Etre médecin colonial dans l’armée, c’est partir sur les routes au gré des affectations avec les moyens de locomotion de l’époque et donc passer beaucoup de temps dans les trains et les navires au long cours. Tel a été le destin de Claude Dethève, né à Roanne en 1867, qui a laissé à la Bibliothèque Municipale de Roanne de nombreuses cartes postales et photographies de ses voyages.
Engagez-vous, vous verrez du pays !
Claude Dethève soutient sa thèse de médecine à Bordeaux en 1894 et gagne très rapidement le Territoire de Djibouti. Ce premier pas sur le sol africain l’emmene de Obock au Caire en passant par le Sénégal et le Canal de Suez.
Depuis Zanzibar, il vogue vers une île assez méconnue des européens : Madagascar. Il y parvient pendant l’insurrection des Fahavalo, et manque de succomber à la fièvre. Pourtant, de cette belle île, il rapporte un grand nombre de photos, témoignant d’un certain regard de l’occident sur les colonies. La plupart sont issues de son appareil, de petit format, les autres sont plus imposantes et ont été faites en studio.
Après quelques allers-retours rapides entre l’Asie et l’Afrique de 1895 à 1897, passant par Saigon et Shanghai, il s’installe à Pékin comme médecin de la Légation française, et devient le premier médecin occidental autorisé à ausculter l’empereur de Chine, Guangxu, que l’impératrice douairière Ci Xi souhaite écarter du pouvoir. Le docteur Dethève n’est pas dupe de cette situation et écrit dans une lettre à sa mère, datée du 22 octobre 1898 : « L’Empereur voudra-t-il user de médicaments, j’en doute beaucoup, je crois plus que cette démarche a été faite par l’Impératrice pour montrer que l’Empereur est bien vivant et contredire les journaux anglais qui annonçaient sa mort par empoisonnement ».
Cette auscultation lui vaudra d’être nommé Chevalier de la Légion d’Honneur.

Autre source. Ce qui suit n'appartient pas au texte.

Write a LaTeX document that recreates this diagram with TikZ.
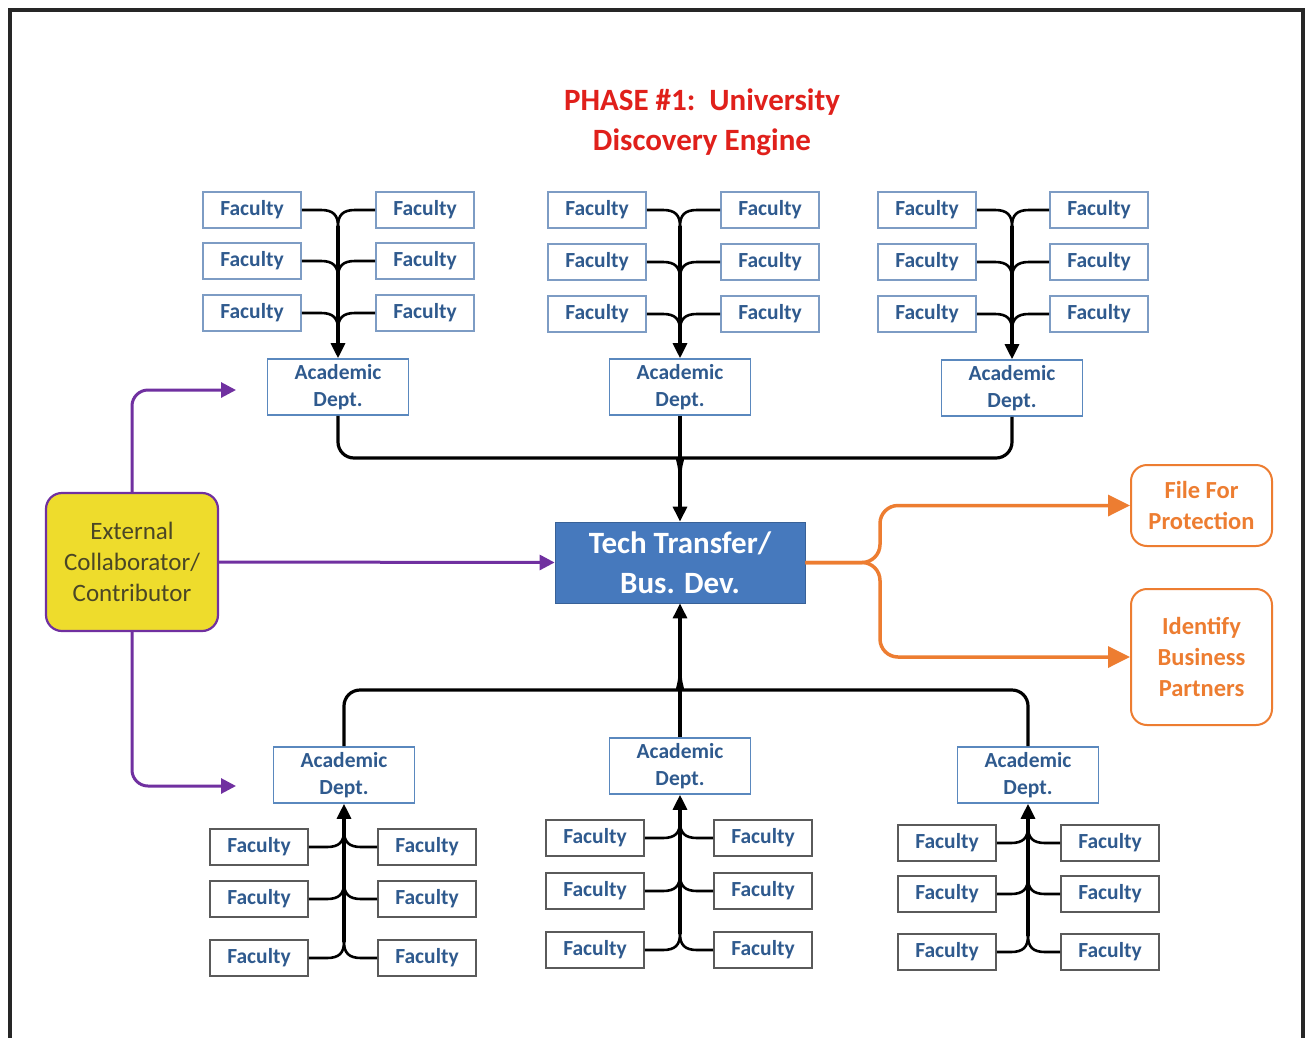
\documentclass[tikz,border=0pt]{standalone}
\usepackage{fontspec}
\setmainfont{Carlito}
\usetikzlibrary{arrows.meta}
\definecolor{facblue}{HTML}{2F5A8E}
\definecolor{facborder}{HTML}{7D9CC4}
\definecolor{facgray}{HTML}{5A5A5A}
\definecolor{acadborder}{HTML}{5A88BE}
\definecolor{ttblue}{HTML}{4679BD}
\definecolor{titlered}{HTML}{E0201B}
\definecolor{purp}{HTML}{7030A0}
\definecolor{yel}{HTML}{EEDC2C}
\definecolor{extext}{HTML}{4A4626}
\definecolor{orng}{HTML}{ED7D31}
\tikzset{
  fac/.style={draw=facborder, line width=1.6pt, minimum width=98pt, minimum height=36pt, inner sep=0pt, fill=white, text=facblue, font=\bfseries\fontsize{21.5}{24}\selectfont},
  facb/.style={fac, draw=facgray},
  acad/.style={draw=acadborder, line width=1.6pt, minimum width=141pt, minimum height=56pt, inner sep=0pt, fill=white, text=facblue, align=center, font=\bfseries\fontsize{21.5}{27}\selectfont},
  br/.style={line width=2.6pt, black},
  trunk/.style={line width=3.2pt, black},
  blk/.style={-{Triangle[length=15pt,width=14pt]}},
  purpline/.style={line width=3pt, draw=purp, -{Triangle[length=15pt,width=15pt]}, rounded corners=16pt},
  orline/.style={line width=3.5pt, draw=orng, -{Triangle[length=22pt,width=21pt]}, rounded corners=18pt},
  outbox/.style={draw=orng, line width=2pt, rounded corners=16pt, minimum width=141pt, align=center, text=orng, font=\bfseries\fontsize{24.5}{31}\selectfont},
}
\newcommand\facgroup[7]{%
  \foreach \yy [count=\i] in {#5} {
    \node[#7] (#1L\i) at (#3,\yy) {Faculty};
    \node[#7] (#1R\i) at (#4,\yy) {Faculty};
    \draw[br] (#1L\i.east) -- (#2-17,\yy) .. controls (#2-5,\yy) and (#2,\yy #6 5) .. (#2,\yy #6 16);
    \draw[br] (#1R\i.west) -- (#2+17,\yy) .. controls (#2+5,\yy) and (#2,\yy #6 5) .. (#2,\yy #6 16);
  }}
\begin{document}
\begin{tikzpicture}[x=1pt,y=-1pt]
\useasboundingbox (0,0) rectangle (1307,1037);
\fill[white] (0,0) rectangle (1307,1037);
% frame
\draw[line width=3.5pt, black!85] (10,1040) -- (10,10) -- (1303,10) -- (1303,1040);

% title
\node[text=titlered, align=center, font=\bfseries\fontsize{31}{40}\selectfont] (title) at (702,122) {PHASE \#1:\ \ University\\Discovery Engine};

% top faculty groups
\facgroup{ga}{338}{252}{425}{210,261,313}{+}{fac}
\facgroup{gb}{680}{597}{770}{210,262,314}{+}{fac}
\facgroup{gc}{1012}{927}{1099}{210,262,314}{+}{fac}

% top academic depts
\node[acad] (a1) at (338,387) {Academic\\Dept.};
\node[acad] (a2) at (680,387) {Academic\\Dept.};
\node[acad] (a3) at (1012,388) {Academic\\Dept.};

\coordinate (ta) at (338,226);
\coordinate (tb) at (680,226);
\coordinate (tc) at (1012,226);
\draw[trunk,blk] (ta) -- (a1.north);
\draw[trunk,blk] (tb) -- (a2.north);
\draw[trunk,blk] (tc) -- (a3.north);

% bottom faculty groups
\facgroup{gd}{344}{259}{427}{847,899,958}{-}{facb}
\facgroup{ge}{680}{595}{763}{838,891,950}{-}{facb}
\facgroup{gf}{1028}{947}{1110}{843,894,952}{-}{facb}

% bottom academic depts
\node[acad] (b1) at (344,775) {Academic\\Dept.};
\node[acad] (b2) at (680,766) {Academic\\Dept.};
\node[acad] (b3) at (1028,775) {Academic\\Dept.};

\coordinate (td) at (344,942);
\coordinate (te) at (680,934);
\coordinate (tf) at (1028,936);
\draw[trunk,blk] (td) -- (b1.south);
\draw[trunk,blk] (te) -- (b2.south);
\draw[trunk,blk] (tf) -- (b3.south);

% Tech transfer
\node[fill=ttblue, draw=ttblue!80!black, line width=0.8pt, minimum width=250pt, minimum height=81pt, inner sep=0pt, align=center, text=white, font=\bfseries\fontsize{31}{40}\selectfont] (tt) at (680,562.5) {Tech Transfer/\\Bus. Dev.};

% top to tech transfer
\draw[trunk, rounded corners=16pt] (a1.south) |- (662,458) .. controls (676,458) and (680,463) .. (680,476);
\draw[trunk, rounded corners=16pt] (a3.south) |- (698,458) .. controls (684,458) and (680,463) .. (680,476);
\draw[trunk,blk] (a2.south) -- (tt.north);

% bottom to tech transfer
\draw[trunk, rounded corners=16pt] (b1.north) |- (662,690) .. controls (676,690) and (680,685) .. (680,672);
\draw[trunk, rounded corners=16pt] (b3.north) |- (698,690) .. controls (684,690) and (680,685) .. (680,672);
\draw[trunk,blk] (b2.north) -- (tt.south);

% external collaborator
\node[fill=yel, draw=purp, line width=2.2pt, rounded corners=16pt, minimum width=172pt, minimum height=138pt, align=center, text=extext, font=\fontsize{25}{31}\selectfont] (ext) at (132,562) {External\\Collaborator/\\Contributor};
\coordinate (pu) at (236,390);
\coordinate (pd) at (236,786);
\draw[purpline] (ext.north) |- (pu);
\draw[purpline] (ext.south) |- (pd);
\draw[purpline] (ext.east) -- (tt.west);

% outputs
\node[outbox, minimum height=81pt] (fp) at (1201.5,505.5) {File For\\Protection};
\node[outbox, minimum height=136pt] (ib) at (1201.5,657) {Identify\\Business\\Partners};
\draw[orline] (tt.east) -- (880,562.5) |- (fp.west);
\draw[orline] (tt.east) -- (880,562.5) |- (ib.west);
\end{tikzpicture}
\end{document}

De 1899 à 1906, il est médecin sur les chantiers de chemin de fer à Chang Xin Dian (près de Pékin). Cet emploi lui permet de faire de multiples excursions jusqu’en Cochinchine, au Viet Vint (Annam) ou à Haiphong. Il envoie des cartes postales à ses proches restés au bercail et en réunit davantage encore pour le plaisir des yeux.
En juin 1906, il revient s’installer à Dakar, qu’il connait déjà bien, et travaille à l’hôpital jusqu’en juin 1911.
Il embarque direction Hanoi, en juillet 1911, pour une durée d’un an avant de rejoindre la France en 1912. La guerre met un terme à ses pérégrinations et le voit s’engager sur le Front de l’Est jusqu’en 1917.
Son retour à Roanne en 1921 est définitif ; il y demeure jusqu’à sa mort en 1936.
Investigations délicates
Comment retracer les chemins empruntés par Claude Dethève, ce dernier n’ayant laissé aucun journal de bord ? Par l’image.
En effet, ses dons à la Médiathèque de Roannais Agglomération représentent quelques 500 cartes postales et 300 photographies conservées dans des albums joliment décorés de sa plume. Au Musée Joseph Déchelette, Claude Dethève lègue une centaine d’objets, mobilier, vêtements, tentures magnifiquement brodées, bronzes et porcelaines.
Afin de retracer ses trajets, il s'agit d'examiner chaque carte postale pour en étudier les tampons postaux, retourner chaque photographie pour trouver éventuellement une date, un lieu… Il est alors possible d’entrer dans la vie de ce médecin des armées, globe-trotter pendant plus de 18 années. Il embarque dans ses aventures son épouse, Jeanne. Cette dernière effectue de fréquents allers-retours entre la France et ces lointaines destinations. Ce couple uni – les cartes postales qu’ils s’envoient dans les moments de séparation sont adorables, pleines de tendresse et de retenue – nous offre également une vision plus intime de ses pérégrinations par le biais de photographies d’intérieur : une case à Obock ou un salon à Pékin.
Un siècle après, se plonger dans le monde du Docteur Dethève apparait vraiment comme une expérience dépaysante. Le regard curieux, à la fois humaniste et entaché de colonialisme, du photographe offre un intéressant témoignage. Il ne surestime pas ses qualités de photographe amateur et n’hésite pas à compléter ses prises de vue avec des photographies et portraits de studios d'artistes renommés comme Bonfils ou avec des cartes postales tels que les petits métiers ou la Justice. Sa veuve lèguera toute sa correspondance, ses albums et ses photographies à la Bibliothèque de Roanne, rejoignant ainsi la cohorte des généreux donateurs qui permettent aujourd’hui d’admirer l’appétit de voyages et d’exotisme de ce valeureux globetrotter.